Tenemos muchos problemas; más de los que nos apetece reconocer en público. Jóvenes brillantes que hablan varios idiomas y están técnicamente capacitados son despedidos por no saber usar su teléfono particular en la empresa. Ya se hace ghosting en el lugar de trabajo: hay gente contratada para una obra que se despide el viernes y no vuelve el lunes y no puedes ni localizarla. Se pierden miles de millones de horas en reuniones infames en las que abundan la impuntualidad y las batallas de egos y no hay rastro de actas ni de seguimientos. Falta voluntad de servicio, sobran acosos. Hay mucho desencanto en el trabajo, productividades muy bajas y toneladas de desconfianza mutua; la mediocridad sigue campando a sus anchas.
Todo cambiaría en la empresa y en la sociedad si la profesionalidad volviese a ser importante. A ser un buen profesional se aprende; esa posibilidad de mejora está mucho más clara que la del talento. Cambiando de discurso conseguiríamos poner al descubierto a los dirigentes infames y a los empleados irresponsables. Lograríamos no solo una prosperidad distinta y mejor, organizaciones mejores y más éxitos económicos, sino también forjar un tipo de sociedad diferente, más justa y razonable. Cada persona que hace bien su trabajo, con gusto por los detalles, preparación y respeto, inicia un bucle virtuoso en su entorno. Mejora su mundo inmediato, y esa onda expansiva llega a muchas partes. Crea orgullo de pertenencia; y no hace falta que les diga cuánto de eso necesitamos en nuestro atribulado país y en nuestra acoquinada Europa.
No hay jerarquías, ganadores ni perdedores, en cuanto hace a la profesionalidad, que está por encima de cualquier ideología sobre el éxito y se asienta en nuestra común dignidad. El empleado municipal que limpia las calles y el ingeniero aeroespacial que contribuye a la conquista de Marte valen a estos efectos exactamente lo mismo, cobren lo que cobren. Por el contrario, la matraca del talento nos infantiliza, porque incide subliminalmente en cuánto nos merecemos y en lo mucho que valemos. La profesionalidad nos devuelve al principio de realidad y nos incita a honrar la polis; nos saca del estadio estético y nos conduce al ético.

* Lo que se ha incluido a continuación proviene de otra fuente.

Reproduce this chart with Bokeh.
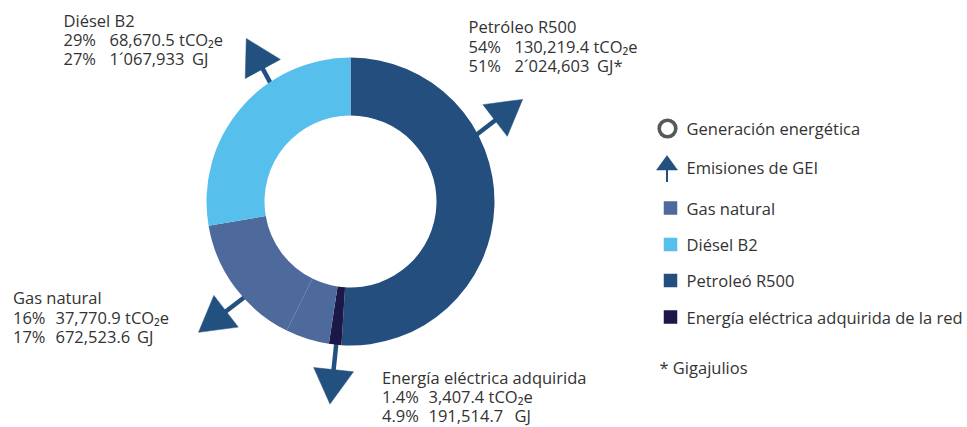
import math
from bokeh.plotting import figure
from bokeh.models import Range1d
from bokeh.core.properties import value
from bokeh.embed import file_html
from bokeh.resources import INLINE

# ---------------- data ----------------
ring_names = ["Petróleo R500", "Energía eléctrica adquirida de la red",
              "Energía eléctrica adquirida (resto)", "Gas natural", "Diésel B2"]
ring_share = [51.0, 1.4, 4.9, 15.0, 27.7]          # % of energy (GJ) around the ring
ring_colors = ["#234e7e", "#1b1848", "#4e699b", "#4e699b", "#56bfec"]

label_names = ["Diésel B2", "Petróleo R500", "Gas natural", "Energía eléctrica adquirida"]
pct_co2 = ["29%", "54%", "16%", "1.4%"]
val_co2 = ["68,670.5", "130,219.4", "37,770.9", "3,407.4"]
pct_gj = ["27%", "51%", "17%", "4.9%"]
val_gj = ["1´067,933", "2´024,603", "672,523.6", "191,514.7"]
gj_unit = ["GJ", "GJ*", "GJ", "GJ"]

legend_labels = ["Generación energética", "Emisiones de GEI", "Gas natural",
                 "Diésel B2", "Petroleó R500", "Energía eléctrica adquirida de la red"]
legend_colors = ["#4e699b", "#56bfec", "#234e7e", "#1b1848"]
footnote = "* Gigajulios"

# ---------------- layout (image pixel coords, y down) ----------------
W, H = 967, 427
def Y(y):
    return H - y

CX, CY = 350, 201
R_OUT, R_IN = 144, 86

# arrows: anchor angle on ring, pointing direction, shaft length (clockwise from top, deg)
arrow_anchor = [326.0, 62.0, 228.0, 185.7]
arrow_dir = [331.5, 52.5, 232.5, 186.0]
arrow_shaft = [15.0, 22.0, 22.0, 25.0]
HEAD = 40.0

label_x = [63, 468, 12.5, 381.5]
label_y0 = [19.5, 26, 297, 376.5]
label_dy = [19.0, 19.5, 19.5, 19.25]
col_off = [46, 46, 42.5, 46.5]
gj_off = [128.5, 128.5, 124, 132.5]

ARROW_C = "#22507f"
TEXT_C = "#333333"
FONT = value("Open Sans")
FS = "16.5px"

p = figure(width=W, height=H, output_backend="svg", toolbar_location=None,
           x_range=Range1d(0, W), y_range=Range1d(0, H),
           min_border=0, outline_line_color=None)
p.axis.visible = False
p.grid.visible = False
p.background_fill_color = "white"
p.border_fill_color = "white"

# ---- arrows (drawn under the ring) ----
sx0, sy0, sx1, sy1 = [], [], [], []
px, py = [], []
for a, d, L in zip(arrow_anchor, arrow_dir, arrow_shaft):
    ta, td = math.radians(a), math.radians(d)
    ax_, ay_ = CX + R_OUT * math.sin(ta), CY - R_OUT * math.cos(ta)
    dx, dy = math.sin(td), -math.cos(td)
    bx, by = ax_ + L * dx, ay_ + L * dy
    h = HEAD * math.sqrt(3) / 2
    tx, ty = bx + h * dx, by + h * dy
    nx, ny = -dy, dx
    sx0.append(ax_ - 6 * dx); sy0.append(Y(ay_ - 6 * dy))
    sx1.append(bx + 4 * dx); sy1.append(Y(by + 4 * dy))
    px.append([bx + HEAD / 2 * nx, tx, bx - HEAD / 2 * nx])
    py.append([Y(by + HEAD / 2 * ny), Y(ty), Y(by - HEAD / 2 * ny)])
p.segment(sx0, sy0, sx1, sy1, line_color=ARROW_C, line_width=4.5)
p.patches(px, py, fill_color=ARROW_C, line_color=ARROW_C, line_width=0.5)

# ---- donut ring ----
total = sum(ring_share)
starts, ends = [], []
acc = 0.0
for s in ring_share:
    th0 = acc / total * 360
    acc += s
    th1 = acc / total * 360
    starts.append(math.radians(90 - th0))
    ends.append(math.radians(90 - th1))
p.annular_wedge(x=[CX] * len(ring_share), y=[Y(CY)] * len(ring_share),
                inner_radius=R_IN, outer_radius=R_OUT,
                start_angle=starts, end_angle=ends,
                direction="clock", fill_color=ring_colors, line_color=None)

# ---- data labels ----
def txt(xs, ys, texts):
    p.text(x=xs, y=[Y(v) for v in ys], text=texts,
           text_font=FONT, text_font_size=FS, text_color=TEXT_C,
           text_baseline="middle", text_align="left")

for i in range(len(label_names)):
    x0 = label_x[i]
    ys = [label_y0[i] + k * label_dy[i] for k in range(3)]
    txt([x0, x0, x0], ys, [label_names[i], pct_co2[i], pct_gj[i]])
    txt([x0 + col_off[i]] * 2, ys[1:], [val_co2[i] + " tCO₂e", val_gj[i]])
    txt([x0 + gj_off[i]], [ys[2]], [gj_unit[i]])

# ---- legend ----
LX_ICON, LX_TEXT = 667, 686
leg_y = [128, 166.5, 207.5, 244, 280, 316.5]
p.circle(x=[LX_ICON], y=[Y(leg_y[0])], radius=8.3, fill_color=None,
         line_color="#58585a", line_width=3.6)
p.segment([LX_ICON - 0.5], [Y(leg_y[1] + 2)], [LX_ICON - 0.5], [Y(leg_y[1] + 15)],
          line_color=ARROW_C, line_width=2)
p.patches([[LX_ICON - 11, LX_ICON - 0.5, LX_ICON + 10]],
          [[Y(leg_y[1] + 3), Y(leg_y[1] - 11.5), Y(leg_y[1] + 3)]],
          fill_color=ARROW_C, line_color=ARROW_C, line_width=0.5)
p.rect(x=[670] * 4, y=[Y(v) for v in leg_y[2:]], width=13.5, height=13.5,
       fill_color=legend_colors, line_color=None)
txt([LX_TEXT] * len(legend_labels), leg_y, legend_labels)
txt([659], [366.5], [footnote])

open("out.html", "w").write(file_html(p, INLINE))
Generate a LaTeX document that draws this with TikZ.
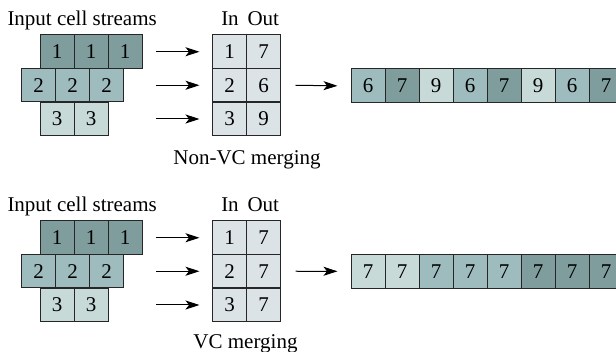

En «Aprendizaje y heroísmo», la conferencia que impartió en la Residencia de Estudiantes de Madrid en 1915, Eugenio D’Ors le hablaba a su hijo de un caricaturista que se avergonzaba de su trabajo diciendo: «Si la faena de mi amigo es tan vil, si sus dibujos pueden llamarse tonterías, la razón está justamente en que él no metió allí su espíritu. Cuando el espíritu en ella reside, no hay fuerza que no se vuelva noble y santa». Y añadía
Yo te digo que cualquier oficio se vuelve Filosofía, se vuelve Arte, Poesía, Invención, cuando el trabajador da en él su vida, cuando no permite que esta se parta en dos mitades; la una, para el ideal; la otra, para el menester cotidiano, sino que convierte cotidiano menester e ideal en una misma cosa, que es, a la vez, obligación y libertad, rutina estricta e inspiración constantemente renovada.
Sueños corrientes, honor que se manifiesta a diario, pasión amable de quien sabe poner a los demás por delante; profesionalidad.